Well, one girl flat out told me she felt I wrote an engaging but canned email to her, and I have to admit I felt I got pegged, there.

So then I took this letter, and would only use parts of it in this note and that note, still sending it out there, you know? That wasn't feeling right either. (Though no idea how effective it is yet. Was doing that a few days ago. Sometimes takes people a few days to respond.)

Then I suddenly had a new idea. I'd ONLY write those I felt some charge with in their profile, and I'd write them a very brief but personal note about the experience I had reading their profile. I even wrote some stuff I couldn't believe I wrote to someone I didn't already know. (For example, I wrote this girl with cleavage shots all over her page, who promotes for various clubs, if all that attention she gets from boys who worship her and girls who hate her actually gets to her head; if she buys into the hype and enjoys it, or if she just uses it to help her promote for the clubs.)

I still have no idea what will come back from this newest strategy, but it sure was a hell of a lot more fun. I just wish it were easier to tell the difference between quality people who are being cautious and ingrates who are out there to make a profit of some sort.

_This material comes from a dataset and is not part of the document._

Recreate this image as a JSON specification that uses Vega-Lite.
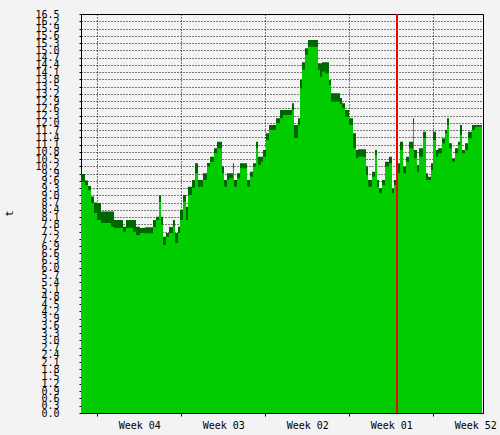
{
  "$schema": "https://vega.github.io/schema/vega-lite/v6.json",
  "width": 402,
  "height": 399,
  "autosize": "none",
  "padding": {"left": 81, "top": 14, "right": 17, "bottom": 22},
  "background": "#F3F3F3",
  "config": {
    "view": {"stroke": "#000000", "strokeWidth": 1, "fill": "#F3F3F3"},
    "axis": {"labelFont": "DejaVu Sans Mono", "labelFontSize": 10, "labelColor": "#000000", "titleFont": "DejaVu Sans Mono", "titleFontSize": 10, "titleFontWeight": "normal", "titleColor": "#000000", "domainColor": "#000000", "tickColor": "#000000", "gridColor": "#000000", "gridDash": [1, 2], "gridOpacity": 1, "zindex": 1}
  },
  "data": {"values": [
    {"h": 0, "max": 9.88, "avg": 9.55},
    {"h": 8, "max": 9.61, "avg": 9.43},
    {"h": 14, "max": 9.39, "avg": 9.22},
    {"h": 20, "max": 8.95, "avg": 8.68},
    {"h": 26, "max": 8.70, "avg": 8.27},
    {"h": 32, "max": 8.68, "avg": 7.98},
    {"h": 40, "max": 8.33, "avg": 7.86},
    {"h": 60, "max": 8.33, "avg": 7.70},
    {"h": 66, "max": 7.98, "avg": 7.65},
    {"h": 84, "max": 7.70, "avg": 7.50},
    {"h": 90, "max": 7.98, "avg": 7.65},
    {"h": 104, "max": 7.98, "avg": 7.50},
    {"h": 110, "max": 7.70, "avg": 7.36},
    {"h": 118, "max": 7.65, "avg": 7.44},
    {"h": 128, "max": 7.68, "avg": 7.43},
    {"h": 144, "max": 7.98, "avg": 7.69},
    {"h": 150, "max": 8.12, "avg": 7.98},
    {"h": 156, "max": 9.02, "avg": 8.74},
    {"h": 160, "max": 8.12, "avg": 7.78},
    {"h": 164, "max": 7.29, "avg": 6.95},
    {"h": 170, "max": 7.44, "avg": 7.29},
    {"h": 176, "max": 7.69, "avg": 7.44},
    {"h": 184, "max": 7.98, "avg": 7.70},
    {"h": 188, "max": 7.44, "avg": 7.03},
    {"h": 194, "max": 7.70, "avg": 7.44},
    {"h": 198, "max": 8.40, "avg": 7.98},
    {"h": 204, "max": 9.02, "avg": 8.74},
    {"h": 210, "max": 8.53, "avg": 7.98},
    {"h": 214, "max": 9.36, "avg": 9.02},
    {"h": 222, "max": 9.64, "avg": 9.31},
    {"h": 228, "max": 10.33, "avg": 9.91},
    {"h": 234, "max": 9.64, "avg": 9.36},
    {"h": 244, "max": 9.91, "avg": 9.64},
    {"h": 252, "max": 10.34, "avg": 10.19},
    {"h": 258, "max": 10.60, "avg": 10.39},
    {"h": 266, "max": 10.95, "avg": 10.74},
    {"h": 272, "max": 11.22, "avg": 10.95},
    {"h": 282, "max": 10.19, "avg": 9.91},
    {"h": 286, "max": 9.64, "avg": 9.36},
    {"h": 292, "max": 9.91, "avg": 9.64},
    {"h": 296, "max": 9.91, "avg": 9.71},
    {"h": 304, "max": 10.33, "avg": 10.12},
    {"h": 306, "max": 9.64, "avg": 9.36},
    {"h": 312, "max": 9.91, "avg": 9.71},
    {"h": 318, "max": 10.33, "avg": 10.12},
    {"h": 332, "max": 9.64, "avg": 9.36},
    {"h": 338, "max": 9.98, "avg": 9.77},
    {"h": 344, "max": 10.33, "avg": 10.19},
    {"h": 350, "max": 11.22, "avg": 10.95},
    {"h": 354, "max": 10.60, "avg": 10.26},
    {"h": 360, "max": 10.60, "avg": 10.39},
    {"h": 364, "max": 10.88, "avg": 10.60},
    {"h": 370, "max": 11.57, "avg": 11.29},
    {"h": 376, "max": 11.91, "avg": 11.70},
    {"h": 390, "max": 12.19, "avg": 11.98},
    {"h": 398, "max": 12.53, "avg": 12.19},
    {"h": 404, "max": 12.53, "avg": 12.32},
    {"h": 422, "max": 12.81, "avg": 12.53},
    {"h": 426, "max": 11.91, "avg": 11.37},
    {"h": 434, "max": 12.19, "avg": 11.91},
    {"h": 438, "max": 13.77, "avg": 13.43},
    {"h": 442, "max": 14.50, "avg": 14.19},
    {"h": 448, "max": 15.08, "avg": 14.81},
    {"h": 454, "max": 15.43, "avg": 15.15},
    {"h": 474, "max": 14.46, "avg": 14.19},
    {"h": 478, "max": 14.46, "avg": 13.91},
    {"h": 482, "max": 14.50, "avg": 14.12},
    {"h": 488, "max": 14.50, "avg": 14.05},
    {"h": 496, "max": 13.77, "avg": 13.56},
    {"h": 500, "max": 13.22, "avg": 12.87},
    {"h": 518, "max": 13.03, "avg": 12.78},
    {"h": 522, "max": 12.81, "avg": 12.60},
    {"h": 528, "max": 12.53, "avg": 12.25},
    {"h": 536, "max": 12.19, "avg": 11.91},
    {"h": 544, "max": 11.57, "avg": 10.95},
    {"h": 550, "max": 10.88, "avg": 10.53},
    {"h": 554, "max": 10.91, "avg": 10.60},
    {"h": 570, "max": 10.19, "avg": 9.84},
    {"h": 574, "max": 9.64, "avg": 9.36},
    {"h": 582, "max": 9.98, "avg": 9.77},
    {"h": 588, "max": 10.88, "avg": 10.67},
    {"h": 592, "max": 9.64, "avg": 9.36},
    {"h": 596, "max": 9.29, "avg": 9.09},
    {"h": 602, "max": 9.64, "avg": 9.43},
    {"h": 608, "max": 10.39, "avg": 10.19},
    {"h": 616, "max": 10.60, "avg": 10.33},
    {"h": 622, "max": 9.29, "avg": 9.09},
    {"h": 626, "max": 9.64, "avg": 9.43},
    {"h": 632, "max": 10.33, "avg": 9.91},
    {"h": 638, "max": 11.22, "avg": 10.88},
    {"h": 644, "max": 10.19, "avg": 9.91},
    {"h": 650, "max": 10.60, "avg": 10.39},
    {"h": 656, "max": 11.22, "avg": 10.95},
    {"h": 664, "max": 12.19, "avg": 11.98},
    {"h": 666, "max": 10.88, "avg": 10.53},
    {"h": 672, "max": 10.26, "avg": 9.98},
    {"h": 676, "max": 10.95, "avg": 10.60},
    {"h": 684, "max": 11.63, "avg": 11.36},
    {"h": 690, "max": 9.91, "avg": 9.64},
    {"h": 694, "max": 9.77, "avg": 9.64},
    {"h": 700, "max": 10.33, "avg": 10.05},
    {"h": 704, "max": 11.63, "avg": 11.29},
    {"h": 710, "max": 10.88, "avg": 10.60},
    {"h": 714, "max": 10.95, "avg": 10.74},
    {"h": 722, "max": 11.36, "avg": 11.15},
    {"h": 728, "max": 11.70, "avg": 11.57},
    {"h": 732, "max": 12.19, "avg": 11.91},
    {"h": 736, "max": 11.15, "avg": 10.95},
    {"h": 742, "max": 10.53, "avg": 10.39},
    {"h": 748, "max": 10.95, "avg": 10.74},
    {"h": 754, "max": 11.22, "avg": 11.08},
    {"h": 758, "max": 11.91, "avg": 11.50},
    {"h": 762, "max": 10.88, "avg": 10.74},
    {"h": 768, "max": 11.15, "avg": 10.88},
    {"h": 774, "max": 11.63, "avg": 11.36},
    {"h": 782, "max": 11.91, "avg": 11.70},
    {"h": 788, "max": 11.91, "avg": 11.84},
    {"h": 802, "max": 11.91, "avg": 11.84}
  ]},
  "layer": [
    {
      "mark": {"type": "area", "interpolate": "step-after", "color": "#006600"},
      "encoding": {
        "x": {"field": "h", "type": "quantitative", "scale": {"domain": [0, 804], "nice": false, "zero": false},
          "axis": {"title": null, "values": [32.6, 200.6, 368.6, 536.6, 704.6], "tickCount": 10,
            "labelExpr": "datum.value < 100 ? 'Week 04' : datum.value < 300 ? 'Week 03' : datum.value < 450 ? 'Week 02' : datum.value < 600 ? 'Week 01' : 'Week 52'",
            "labelOffset": 42, "labelOverlap": false, "labelBound": false, "labelFlush": false, "labelPadding": 4,
            "tickSize": 3, "grid": true}},
        "y": {"field": "max", "type": "quantitative", "scale": {"domain": [0, 16.5], "nice": false},
          "axis": {"title": "t", "titleX": -67, "titleY": 199, "titleAngle": -90, "tickCount": 100,
            "values": [0, 0.3, 0.6, 0.9, 1.2, 1.5, 1.8, 2.1, 2.4, 2.7, 3.0, 3.3, 3.6, 3.9, 4.2, 4.5, 4.8, 5.1, 5.4, 5.7, 6.0, 6.3, 6.6, 6.9, 7.2, 7.5, 7.8, 8.1, 8.4, 8.7, 9.0, 9.3, 9.6, 9.9, 10.2, 10.5, 10.8, 11.1, 11.4, 11.7, 12.0, 12.3, 12.6, 12.9, 13.2, 13.5, 13.8, 14.1, 14.4, 14.7, 15.0, 15.3, 15.6, 15.9, 16.2, 16.5],
            "format": ".1f", "labelOverlap": false, "labelBound": false, "labelFlush": false, "labelPadding": 20, "tickSize": 2, "grid": true}}
      }
    },
    {
      "mark": {"type": "area", "interpolate": "step-after", "color": "#00CC00"},
      "encoding": {
        "x": {"field": "h", "type": "quantitative"},
        "y": {"field": "avg", "type": "quantitative"}
      }
    },
    {
      "mark": {"type": "rule", "color": "#FF0000", "strokeWidth": 1},
      "encoding": {
        "x": {"datum": 632.6, "type": "quantitative"}
      }
    }
  ]
}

I'm also not sure what I'll do if I re-run into a profile I sent one of those early form letters to, but am still getting a charge from on their profile. In fact, if there are girls who wanna give me up some advice in that regard, I'd love to hear it. Do i send a follow up? Or is that first note so crucial that if I blew it on that one, oh well. Done for, forever. HEHE (I really don't care. I figure it wasn't supposed to be if it didn't happen. But I am curious what people think if you wanna offer it.)